Fatto sta che la tecnologia militare diventa, e il caso Israeliano è eloquente, fondamentale se funge da traino per quella civile, se processi di innovazione tecnologica diventano brevetti impiegabili nelle industrie non solo militari. Ma l'enfasi con la quale si promuove produzione ed export di armi, almeno nel caso italiano, risulta ingiustificata se consideriamo il numero degli occupati, le esportazioni e l'apporto al Pil nazionale.
Resta innegabile che siano le guerre a incentivare la produzione di armi e l'avvento distruttivo di nuova tecnologia, ergo la guerra in Ucraina diventa il banco di prova per testare nuove armi e incentivarne la produzione utilizzando le notizie di cronaca con abilità per favorire continue forniture (è il caso degli scudi antimissili e dei droni armati alcuni dei quali prodotti anche dall'Italia)
Altro aspetto dirimente è l'incentivo alla produzione di armi, armamenti e di sistemi d'arma e la presunta necessità dei paesi di dotarsi di nuovi sistemi di sicurezza utilizzandoli magari per il pattugliamento dei mari.
La realtà racconta di uno stretto legame tra industria di armi e Ministero della difesa, tra imprese e politica, con contributi diretti e indiretti alle attività delle imprese.
L'influenza di alcune grandi aziende sulle scelte dei Governi è evidente come noto il passaggio da incarichi politici a ruoli dirigenziali nelle stesse (o viceversa). Stesso discorso potremmo sviluppare attorno al ruolo delle potenti lobby di armi la cui influenza è risaputa.
Altrettanto rilevante è il processo riorganizzativo delle imprese militari, soprattutto quelle pubbliche, tra acquisizioni, fusioni, alleanze strategiche con imprese di altri paesi (joint venture e partecipazioni a progetti europei) per produrre sistemi militari e armamenti guadagnando spazi di mercato. E in questo caso il sostegno dei Governi all'export militare è stato determinante....
L'industria bellica italiana non è costituita solo da grandi imprese ma anche da piccole aziende impegnate nella realizzazione di parte dei sistemi, una rete assai ramificata (e non mancano casi di passaggi dal civile al militare) e presente soprattutto in alcune Regioni.
Uno dei principali obiettivi comunitari era legato alla necessità di sviluppare un consorzio unico dei produttori di armi nella Ue al fine di competere con altri produttori.
Tensioni e divisioni non mancano basti ricordare che non è stato possibile coinvolgere tutti i paesi europei nella costruzione di un unico caccia da guerra, quasi il 90% della spesa militare Ue è rivolta a programmi nazionali quando invece la scommessa della Bussola europea è quella di costruire una unica cabina di regia e progetti di ampio respiro oltre a un esercito comunitario.

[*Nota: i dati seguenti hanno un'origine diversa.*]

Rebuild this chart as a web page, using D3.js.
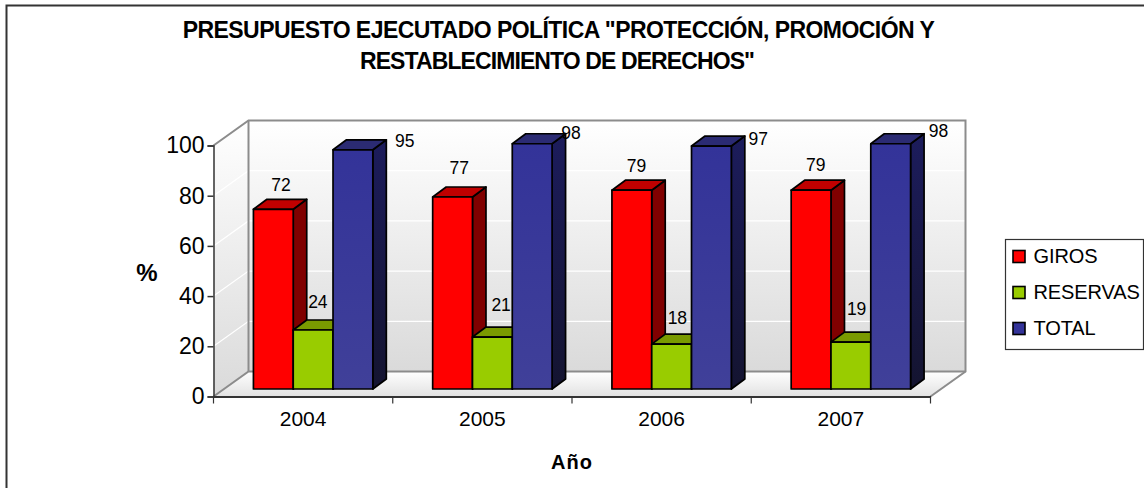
<!DOCTYPE html>
<html><head><meta charset="utf-8">
<script src="https://cdn.jsdelivr.net/npm/d3@7/dist/d3.min.js"></script>
<style>html,body{margin:0;padding:0;background:#fff}svg{display:block}text{font-family:"Liberation Sans",Arial,sans-serif;fill:#000}</style>
</head><body><svg id="c" width="1144" height="488"></svg>
<script>
const years=["2004","2005","2006","2007"];
const seriesNames=["GIROS","RESERVAS","TOTAL"];
const giros=[71.6,76.5,79.2,79.2];
const reservas=[23.5,20.7,17.9,18.7];
const total=[95.3,97.7,96.8,97.7];
const yTicks=[0,20,40,60,80,100];
const titleLines=['PRESUPUESTO EJECUTADO POLÍTICA "PROTECCIÓN, PROMOCIÓN Y','RESTABLECIMIENTO DE DERECHOS"'];

const seriesValues=[giros,reservas,total];
const faces=[
 {front:"#ff0000",top:"#c00000",side:"#800000"},
 {front:"#99cc00",top:"#7a9a00",side:"#4d6600"},
 {front:"url(#blueF)",top:"#2b2b73",side:"url(#blueS)"}];
const labelNudgeX=[[1,0,-2,-2],[-2,2,-1,-1],[45,32,40,41]];
const labelNudgeY=[[-8,-13,-8,-9],[-12,-16,-10,-17],[7,5,9,3]];
const titleStyle=[{cx:558.5,ls:-0.55},{cx:557,ls:-0.9}];

const svg=d3.select("#c");
const defs=svg.append("defs");
function grad(id,stops){const g=defs.append("linearGradient").attr("id",id).attr("x1",0).attr("y1",0).attr("x2",0).attr("y2",1);
 stops.forEach(s=>g.append("stop").attr("offset",s[0]).attr("stop-color",s[1]));}
grad("wall",[[0,"#ffffff"],[1,"#dadada"]]);
grad("floor",[[0,"#ffffff"],[1,"#e2e2e2"]]);
grad("blueF",[[0,"#333399"],[1,"#404099"]]);
grad("blueS",[[0,"#1c1c5c"],[1,"#141430"]]);

const x0=213.5,x1=930.5,yB=396.5,yT=145.5,depX=35,depY=25,barDX=10,barDY=7.5,bdX=13.5,bdY=10;
const x=d3.scaleBand().domain(years).range([x0,x1]);
const y=d3.scaleLinear().domain([0,100]).range([yB,yT]);
const groupW=119.4;
const xs=d3.scaleBand().domain(seriesNames).range([0,groupW]);
const line=d3.line();

// chart frame (left and top edges only)
svg.append("path").attr("d",line([[6.5,488],[6.5,5.5],[1144,5.5]])).attr("fill","none").attr("stroke","#333").attr("stroke-width",2);

// walls
svg.append("path").attr("d",line([[x0,yB],[x0,yT],[x0+depX,yT-depY],[x0+depX,yB-depY]])+"Z").attr("fill","url(#wall)");
svg.append("rect").attr("x",x0+depX).attr("y",yT-depY).attr("width",x1-x0).attr("height",yB-yT).attr("fill","url(#wall)");
svg.append("path").attr("d",line([[x0,yB],[x0+depX,yB-depY],[x1+depX,yB-depY],[x1,yB]])+"Z").attr("fill","url(#floor)");
yTicks.filter(t=>t>0&&t<100).forEach(t=>{
 svg.append("path").attr("d",line([[x0,y(t)],[x0+depX,y(t)-depY],[x1+depX,y(t)-depY]])).attr("fill","none").attr("stroke","#fff").attr("stroke-width",1.2);
});
svg.append("path").attr("d",line([[x0,yT],[x0+depX,yT-depY],[x1+depX,yT-depY],[x1+depX,yB-depY],[x1,yB]])).attr("fill","none").attr("stroke","#8c8c8c").attr("stroke-width",2);
svg.append("path").attr("d",line([[x0,yB],[x0+depX,yB-depY],[x1+depX,yB-depY]])).attr("fill","none").attr("stroke","#8c8c8c").attr("stroke-width",2);
svg.append("path").attr("d",line([[x0+depX,yT-depY],[x0+depX,yB-depY]])).attr("fill","none").attr("stroke","#8c8c8c").attr("stroke-width",2);

// bars
years.forEach((yr,i)=>{
 seriesNames.forEach((s,j)=>{
  const v=seriesValues[j][i],f=faces[j];
  const l=x(yr)+(x.bandwidth()-groupW)/2+barDX+xs(s),r=l+xs.bandwidth(),b=y(0)-barDY,t=y(v)-barDY;
  const g=svg.append("g").attr("stroke","#000").attr("stroke-width",1.7).attr("stroke-linejoin","round");
  g.append("path").attr("d",line([[r,b],[r,t],[r+bdX,t-bdY],[r+bdX,b-bdY]])+"Z").attr("fill",f.side);
  g.append("path").attr("d",line([[l,t],[l+bdX,t-bdY],[r+bdX,t-bdY],[r,t]])+"Z").attr("fill",f.top);
  g.append("rect").attr("x",l).attr("y",t).attr("width",r-l).attr("height",b-t).attr("fill",f.front);
 });
});
// value labels
years.forEach((yr,i)=>{
 seriesNames.forEach((s,j)=>{
  const v=seriesValues[j][i];
  const cx=x(yr)+(x.bandwidth()-groupW)/2+barDX+xs(s)+xs.bandwidth()/2+bdX/2;
  svg.append("text").attr("x",cx+labelNudgeX[j][i]).attr("y",y(v)-barDY-bdY+labelNudgeY[j][i]).attr("text-anchor","middle").attr("font-size",17.5).text(Math.round(v));
 });
});

// axes
const ax=d3.axisLeft(y).tickValues(yTicks).tickSize(6).tickPadding(3);
const gy=svg.append("g").attr("transform",`translate(${x0},0)`).call(ax);
gy.selectAll("path,line").attr("stroke","#333").attr("stroke-width",1.5);
gy.selectAll("text").attr("font-size",23).attr("font-family",'"Liberation Sans",Arial,sans-serif').attr("fill","#000");
const gx=svg.append("g").attr("transform",`translate(0,${yB})`).call(d3.axisBottom(x).tickSize(0).tickPadding(15));
gx.select("path").attr("stroke","#333").attr("stroke-width",2);
gx.selectAll("text").attr("font-size",21).attr("font-family",'"Liberation Sans",Arial,sans-serif').attr("fill","#000");
years.concat(["end"]).forEach((yr,i)=>{
 const px=x0+i*x.step();
 svg.append("line").attr("x1",px).attr("x2",px).attr("y1",yB).attr("y2",yB+7).attr("stroke","#333").attr("stroke-width",1.2);
});

// titles
titleLines.forEach((t,i)=>svg.append("text").attr("x",titleStyle[i].cx).attr("y",38+i*31).attr("text-anchor","middle").attr("font-size",23).attr("font-weight","bold").attr("letter-spacing",titleStyle[i].ls).text(t));
svg.append("text").attr("x",147).attr("y",281).attr("text-anchor","middle").attr("font-size",24).attr("font-weight","bold").text("%");
svg.append("text").attr("x",572).attr("y",469).attr("text-anchor","middle").attr("font-size",20).attr("font-weight","bold").attr("letter-spacing",1).text("Año");

// legend
svg.append("rect").attr("x",1005.5).attr("y",239.5).attr("width",138).attr("height",110).attr("fill","#fff").attr("stroke","#333").attr("stroke-width",1.2);
const legFill=["#ff0000","#99cc00","#333399"];
seriesNames.forEach((s,j)=>{
 const cy=256.5+j*36;
 svg.append("rect").attr("x",1013).attr("y",cy-6).attr("width",12).attr("height",12).attr("fill",legFill[j]).attr("stroke","#000").attr("stroke-width",1.6);
 svg.append("text").attr("x",1033.5).attr("y",cy+6.5).attr("font-size",20).attr("letter-spacing",-0.1).text(s);
});
</script></body></html>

La cooperazione tra industrie produttrici diventa dirimente per le sorti della Ue, da qui la necessità di incrementare la spesa militare, come richiesto dalla Nato, ma allo stesso tempo ragionare in termini di industria europea e non più in chiave nazionale.
La guerra in Ucraina ha accelerato la integrazione tra industrie di armi europee nella prospettiva di costruire una grande industria della difesa centralizzando a Bruxelles alcune scelte dirimenti. Da qui il finanziamento di un progetto ad hoc, nella tarda primavera 2022, destinato a sostenere star up innovative e le imprese di armi tecnologicamente innovative per finanziare progetti di ricerca da mettere a disposizione comunitaria.
Detto in altri termini la Ue finanzierà in misura crescente le imprese militari ma in un'ottica comunitaria imperialista e non solo a sostegno di produttori nazionali, la idea del nuovo esercito europeo cela un disegno strategico di ampio respiro ad esempio la crescita della produzione continentale, processi di fusioni e joint venture tra aziende, una produzione legata a prodotti tecnologicamente avanzati che poi si tradurranno in armi di ultima generazione. E il ruolo della Guerra in Ucraina, per quanto nefasto per l'economia europea, fa da traino a processi riorganizzativi e decisionali rilevanti che incentiveranno la produzione di armi e gli investimenti tecnologici in questo settore che a prescindere dai dati diventerà sempre più rilevante.
La bussola strategica dell’Unione europea è un piano strategico volto alla realizzazione di un progetto di difesa del territorio Ue, ma non solo. Oltre a questo scopo infatti ve ne sono altri, come quello relativo alla gestione della crisi, per esempio. Il piano in questione però si compone anche di altri elementi importanti e il fine principale è quello di rendere l’Ue autonoma nel campo della difesa.